In a new assessment the agency estimated that around 11,300 individuals in Finland will require hospital treatment for Covid-19 infections. Out of that group, around 3,600 will need a spell in an intensive care unit. The findings were reached by experts from THL and the University of Turku.
The updated statistical model projected that during the peak of the outbreak 900 individuals would be in hospital with about 280 in intensive care.
However, another less optimistic model projected that a total of more than 15,500 people would need hospitalisation, with about 5,000 of those also requiring intensive care.
As health officials try to slow the spread of the epidemic, it remains unclear exactly how contagious novel coronavirus is, according to the agency. But statistical models are a way to estimate the impact the outbreak could have.
Turku University epidemiology statistics professor Kari Auranen said that two scenarios could play out in Finland regarding R0-values - or the average number of people to whom infected individuals pass the disease.
The professor said the R0-values seen in Lombardy, Italy was just over three additional infections per infected individual just before health authorities began taking measures to slow the spread of coronavirus.
“We took this into account and reached two scenarios,” Auranen said - R0-values of 1.6 or 1.8.
The larger figure - and more severe scenario - would mean that 15,500 people will require hospital care and around one-third of those - about 5,000 - will need ICU treatment.
In other words, during the peak of the epidemic, just over 900 people could require hospital care at the same time, with 280 needing ICU treatment. Such mathematical models are constantly being updated, according to the agency.

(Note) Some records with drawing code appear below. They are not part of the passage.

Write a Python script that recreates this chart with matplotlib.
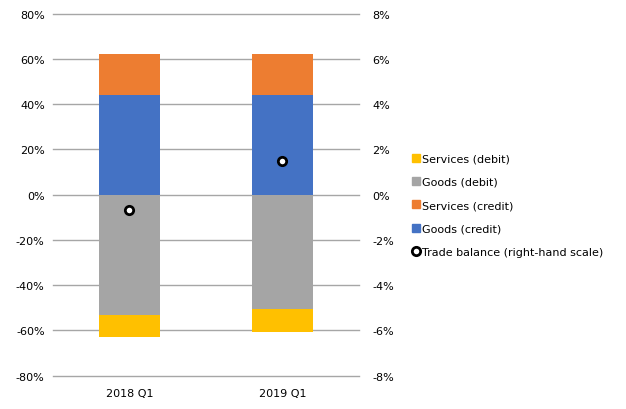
import matplotlib
matplotlib.use("Agg")
import matplotlib.pyplot as plt
from matplotlib.patches import Patch
from matplotlib.lines import Line2D
import numpy as np

categories = ["2018 Q1", "2019 Q1"]
goods_credit = [43.8, 43.8]
services_credit = [18.5, 18.5]
goods_debit = [-53.3, -50.8]
services_debit = [-9.8, -10.1]
trade_balance = [-0.68, 1.47]
left_ticks = [-80, -60, -40, -20, 0, 20, 40, 60, 80]
right_ticks = [-8, -6, -4, -2, 0, 2, 4, 6, 8]

c_gc = "#4472C4"
c_sc = "#ED7D31"
c_gd = "#A5A5A5"
c_sd = "#FFC000"

plt.rcParams['font.family'] = ['DejaVu Sans']
fig = plt.figure(figsize=(6.26, 4.10), dpi=100)
ax = fig.add_axes([0.0847, 0.0817, 0.4883, 0.8829])
x = np.arange(len(categories))
w = 0.4
ax.bar(x, goods_credit, w, color=c_gc, zorder=2)
ax.bar(x, services_credit, w, bottom=goods_credit, color=c_sc, zorder=2)
ax.bar(x, goods_debit, w, color=c_gd, zorder=2)
ax.bar(x, services_debit, w, bottom=goods_debit, color=c_sd, zorder=2)
ax.set_xlim(-0.5, 1.5)
ax.set_ylim(-80, 80)
ax.set_yticks(left_ticks)
ax.set_yticklabels([f"{t}%" for t in left_ticks])
ax.set_xticks(x)
ax.set_xticklabels(categories)
ax.grid(axis='y', color='#A6A6A6', linewidth=1, zorder=0)
for gl in ax.get_ygridlines():
    gl.set_clip_on(False)
ax.set_axisbelow(True)
for s in ax.spines.values():
    s.set_visible(False)
ax.tick_params(axis='y', length=0, labelsize=8, colors='#000000', pad=6)
ax.tick_params(axis='x', length=0, labelsize=8, colors='#000000', pad=9)

ax2 = ax.twinx()
ax2.set_ylim(-8, 8)
ax2.set_yticks(right_ticks)
ax2.set_yticklabels([f"{t}%" for t in right_ticks])
ax2.plot(x, trade_balance, linestyle='none', marker='o', markersize=6,
         markerfacecolor='white', markeredgecolor='black', markeredgewidth=2, zorder=5)
for s in ax2.spines.values():
    s.set_visible(False)
ax2.tick_params(length=0, labelsize=8, colors='#000000', pad=10)

handles = [
    Patch(color=c_sd, label="Services (debit)"),
    Patch(color=c_gd, label="Goods (debit)"),
    Patch(color=c_sc, label="Services (credit)"),
    Patch(color=c_gc, label="Goods (credit)"),
    Line2D([], [], linestyle='none', marker='o', markersize=6, markerfacecolor='white',
           markeredgecolor='black', markeredgewidth=2, label="Trade balance (right-hand scale)"),
]
fig.legend(handles=handles, loc='center left', bbox_to_anchor=(0.649, 0.497), frameon=False,
           fontsize=8, handlelength=0.7, handleheight=0.7, handletextpad=0.25,
           labelspacing=1.2, borderpad=0)
fig.savefig("out.png", dpi=100)
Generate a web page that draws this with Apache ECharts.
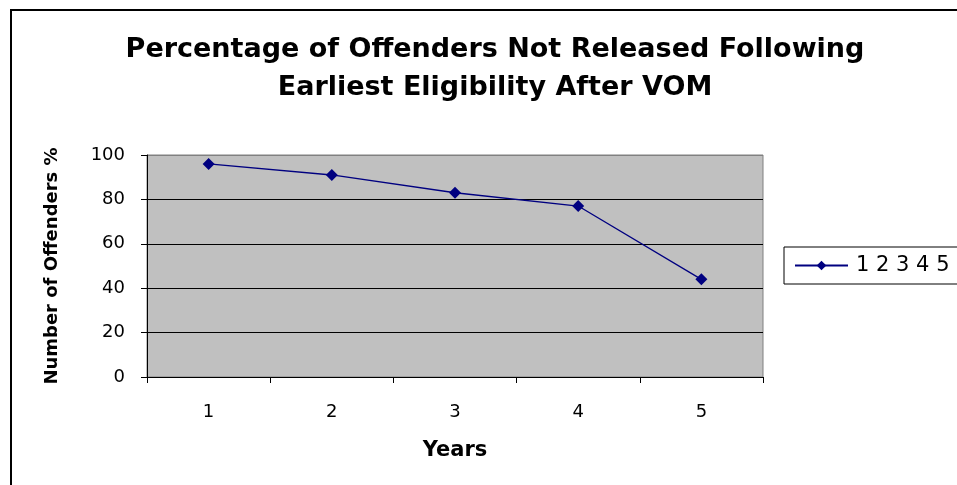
<!DOCTYPE html>
<html><head><meta charset="utf-8">
<script src="https://cdn.jsdelivr.net/npm/echarts@6/dist/echarts.min.js"></script>
<style>html,body{margin:0;padding:0;background:#fff}#c{width:957px;height:485px}</style>
</head><body><div id="c"></div>
<script>
const categories = ['1', '2', '3', '4', '5'];
const values = [96, 91, 83, 77, 44];
const seriesName = '1 2 3 4 5';
const yTicks = [0, 20, 40, 60, 80, 100];

const chart = echarts.init(document.getElementById('c'), null, {renderer: 'canvas'});
const font = 'DejaVu Sans, Liberation Sans, Arial, sans-serif';
chart.setOption({
  animation: false,
  textStyle: {fontFamily: font},
  title: {
    text: 'Percentage of Offenders Not Released Following\nEarliest Eligibility After VOM',
    left: 490, top: 26, textAlign: 'center',
    textStyle: {fontSize: 27, fontWeight: 'bold', color: '#000', fontFamily: font, lineHeight: 38}
  },
  graphic: [{
    type: 'rect', shape: {x: 11, y: 10, width: 1000, height: 600},
    style: {fill: 'none', stroke: '#000', lineWidth: 2}, silent: true
  }],
  legend: {
    left: 784, top: 247, orient: 'horizontal',
    data: [seriesName],
    borderColor: '#000', borderWidth: 1, borderRadius: 0,
    padding: [8, 20, 8, 10],
    itemWidth: 53, itemHeight: 12, itemGap: 4,
    textStyle: {fontSize: 21, color: '#000', fontFamily: font, padding: [0, 0, 0, 3]}
  },
  grid: {
    left: 147, top: 155, width: 616, height: 222, show: true,
    backgroundColor: '#c0c0c0', borderColor: '#808080', borderWidth: 1
  },
  xAxis: {
    type: 'category', data: categories, boundaryGap: true,
    name: 'Years', nameLocation: 'middle', nameGap: 63,
    nameTextStyle: {fontSize: 21, fontWeight: 'bold', color: '#000', fontFamily: font},
    axisLine: {show: true, lineStyle: {color: '#000', width: 1}},
    axisTick: {show: true, inside: false, length: 6, lineStyle: {color: '#000'}},
    axisLabel: {fontSize: 18, color: '#000', margin: 26, fontFamily: font},
    splitLine: {show: false}
  },
  yAxis: {
    type: 'value', min: yTicks[0], max: yTicks[yTicks.length - 1], interval: 20,
    name: 'Number of Offenders %', nameLocation: 'middle', nameGap: 86,
    nameTextStyle: {fontSize: 18, fontWeight: 'bold', color: '#000', fontFamily: font},
    axisLine: {show: true, lineStyle: {color: '#000', width: 1}},
    axisTick: {show: true, inside: false, length: 6, lineStyle: {color: '#000'}},
    axisLabel: {fontSize: 18, color: '#000', margin: 22, fontFamily: font},
    splitLine: {show: true, lineStyle: {color: ['#000', '#000', '#000', '#000', '#000', '#808080'], width: 1}}
  },
  series: [{
    name: seriesName, type: 'line', data: values,
    symbol: 'diamond', symbolSize: 12,
    lineStyle: {color: '#000080', width: 1.3},
    itemStyle: {color: '#000080'}
  }]
});
</script></body></html>
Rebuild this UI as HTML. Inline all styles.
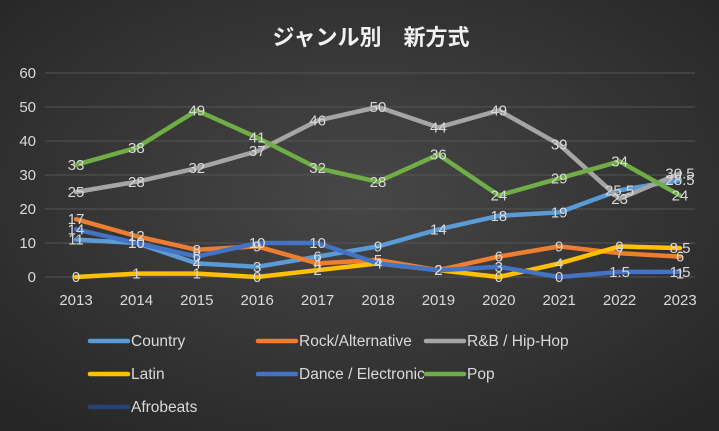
<!DOCTYPE html>
<html><head><meta charset="utf-8"><style>
body{margin:0;width:719px;height:431px;overflow:hidden;background:#333}
svg{display:block}
text{font-family:"Liberation Sans","Noto Sans CJK JP",sans-serif}
</style></head><body>
<svg id="chart" width="719" height="431">
<defs><radialGradient id="bg" cx="50%" cy="45%" r="70%"><stop offset="0" stop-color="#474747"/><stop offset="1" stop-color="#262626"/></radialGradient></defs>
<rect width="719" height="431" fill="url(#bg)"/>
<text x="371" y="45" text-anchor="middle" fill="#f2f2f2" font-size="22" font-weight="bold">ジャンル別　新方式</text>
<g id="grid"></g><g id="series"></g><g id="labels"></g><g id="legend"></g>
</svg>
<script>
const years=["2013","2014","2015","2016","2017","2018","2019","2020","2021","2022","2023"];
const yTicks=[0,10,20,30,40,50,60];
const seriesNames=["Country","Rock/Alternative","R&B / Hip-Hop","Latin","Dance / Electronic","Pop","Afrobeats"];
const country=[11,10,4,3,6,9,14,18,19,25.5,28.5];
const rock=[17,12,8,9,4,5,2,6,9,7,6];
const rnb=[25,28,32,37,46,50,44,49,39,23,30.5];
const latin=[0,1,1,0,2,4,2,0,4,9,8.5];
const dance=[14,10,6,10,10,4,2,3,0,1.5,1.5];
const pop=[33,38,49,41,32,28,36,24,29,34,24];
const afro=[null,null,null,null,null,null,null,null,null,null,1];
const colors=["#5b9bd5","#ed7d31","#a5a5a5","#ffc000","#4472c4","#70ad47","#264478"];
const allData=[country,rock,rnb,latin,dance,pop,afro];
const NS="http://www.w3.org/2000/svg";
const x=i=>76+i*60.4, y=v=>277-v*3.4;
function mk(tag,attrs,parent,txt){const e=document.createElementNS(NS,tag);for(const k in attrs)e.setAttribute(k,attrs[k]);if(txt!==undefined)e.textContent=txt;parent.appendChild(e);return e;}
const grid=document.getElementById('grid');
yTicks.forEach(t=>{
 const l=mk('line',{x1:45,x2:695,y1:y(t),y2:y(t),stroke:'#555','stroke-width':1},grid);
 
 
 const tx=mk('text',{x:36,y:y(t)+5,'text-anchor':'end',fill:'#d9d9d9','font-size':15},grid,String(t));
 
 
});
years.forEach((yr,i)=>{
 const tx=mk('text',{x:x(i),y:305,'text-anchor':'middle',fill:'#d9d9d9','font-size':15},grid,yr);
 
 
});
const sg=document.getElementById('series'), lg=document.getElementById('labels');
allData.forEach((d,s)=>{
 const pts=[];d.forEach((v,i)=>{if(v!==null)pts.push(x(i)+','+y(v));});
 if(pts.length>1){
  const p=mk('polyline',{points:pts.join(' '),fill:'none',stroke:colors[s],'stroke-width':4.5,'stroke-linejoin':'round','stroke-linecap':'round'},sg);
  
  
 }
 d.forEach((v,i)=>{if(v===null)return;
  const t=mk('text',{x:x(i),y:y(v)+5,'text-anchor':'middle',fill:'#d9d9d9','font-size':15},lg,String(v));
  
  
 });
});
const leg=document.getElementById('legend');
const lx=[90,258,426], ly=[341,374,407];
seriesNames.forEach((n,i)=>{
 const cx=lx[i%3], cy=ly[Math.floor(i/3)];
 const g=mk('g',{},leg);
 
 
 mk('line',{x1:cx,x2:cx+38,y1:cy,y2:cy,stroke:colors[i],'stroke-width':4.5,'stroke-linecap':'round'},g);
 mk('text',{x:cx+41,y:cy+5,fill:'#d9d9d9','font-size':15.5},g,n);
});
</script>
</body></html>
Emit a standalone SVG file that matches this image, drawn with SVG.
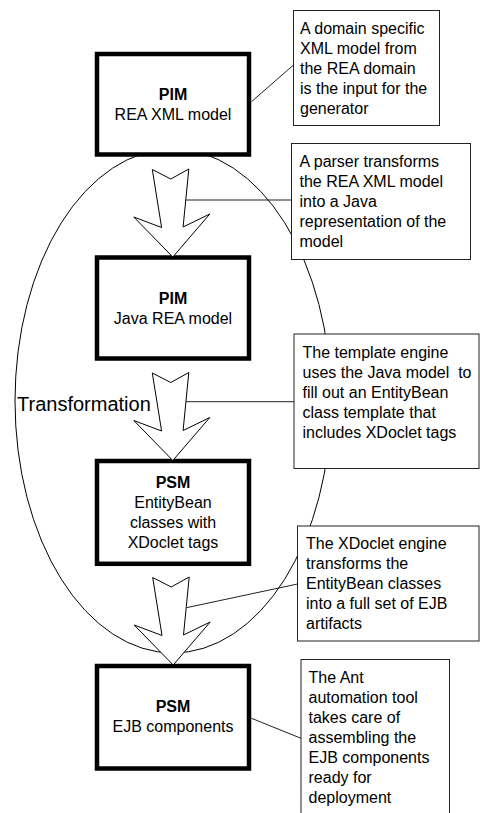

The agency’s chief medical officer, Tuija Leino, said that the statistical forecasting is becoming increasingly accurate as data from Europe arrives.
Four to six months
“The model takes into account the age distribution of patients in intensive care in France,” Leino said in the release.
The agency said that according to current data, the epidemic will last four to six months, but that due to variances in outbreak levels in various locations across Finland it remains unclear how long it will last in the country as a whole.
The model used assumes that an infected individual needing hospitalisation would be admitted to hospital around 10 days after the initial infection. Additionally, each hospital stay was assumed to last about eight days, while patients requiring ICU care would be in hospital eight days and another eight in the ICU.
The model also takes into consideration that some hospitalisation periods would last even longer, according to the agency.
As of Wednesday 25 March, the THL reported there were 880 confirmed coronavirus cases in the country, with more than 560 of those detected in the Helsinki Hospital District alone.
The figure reflected an overall increase of 88 new diagnoses since the previous day.
THL reported that there were 82 Covid-19 patients receiving care in hospital, with 22 patients in intensive care units. So far, three fatalities have been attributed to the disease.
As of Wednesday, Finland had carried out a total of around 13,000 novel coronavirus tests, according to THL.